In Hindu law, as in nearly every ancient system, wills were formerly unknown, and adoptions took their place. (See INDIAN LAW.) Adoption is not recognized in the laws of England, Scotland or the Netherlands, though there are legal means by which one may be enabled to assume the name and arms and to inherit the property of a stranger. (See NAME.)
In France and Germany, countries which may he said to have embodied the Roman law in their jurisprudence, adoption is regulated according to the principles of Justinian, though with several more or less important modifications, rendered necessary by the usages of these countries respectively. Under French law the rights of adoption can be exercised only by those who are over fifty years of age, and who, at the time of adoption, have neither children nor legitimate descendants. They must also be fifteen years older than the person adopted. In German law the person adopting must either be fifty years of age, or at least eighteen years older than the adopted, unless a special dispensation is obtained. If the person adopted is a legitimate child, the consent of his parents must be obtained; if illegitimate, the consent of the mother. Both in Germany and France the adopted child remains a member of his original family, and acquires no rights in the family of the adopter other than that of succession to the person adopting.

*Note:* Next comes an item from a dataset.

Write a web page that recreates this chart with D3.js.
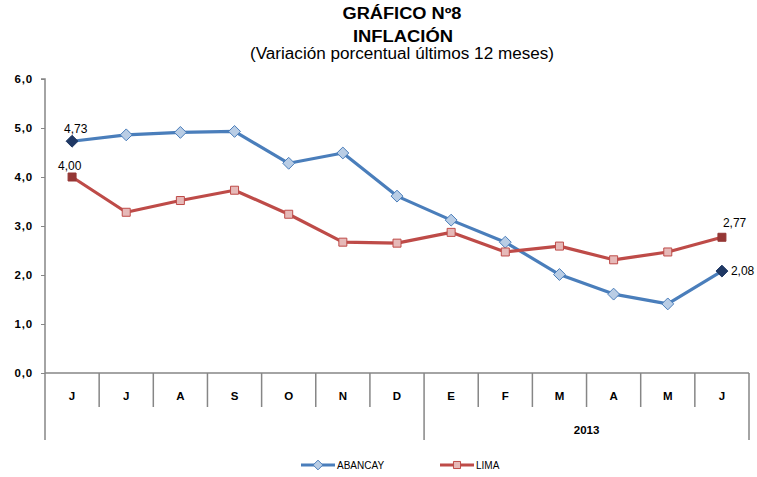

In the United States adoption is regulated by the statutes of the several states. Adoption of minors is permitted by statute in many of the states. These statutes generally require some public notice to be given of the intention to adopt, and an order of approval after a hearing before some public authority. The consequence commonly is that the person adopted becomes, in the eyes of the law, the child of the person adopting, for all purposes. Such an adoption, if consummated according to the law of the domicile, is equally effectual in any other state into which the parties may remove. The relative status thus newly acquired is ubiquitous. (See Whitmore, Laws of Adoption; Ross v. Ross, 129 Massachusetts Reports, 243.) The part played by the legal fiction of adoption in the constitution of primitive society and the civilization of the race is so important, that Sir Henry S. Maine, in his Ancient Law, expresses the opinion that, had it never existed, the primitive groups of mankind could not have coalesced except on terms of absolute superiority on the one side and absolute subjection on the other. With the institution of adoption, however, one people might feign itself as descended from the same stock as the people to whose sacra gentilicia it was admitted; and amicable relations were thus established between stocks which, but for this expedient, must have submitted to the arbitrament of the sword with all its consequences.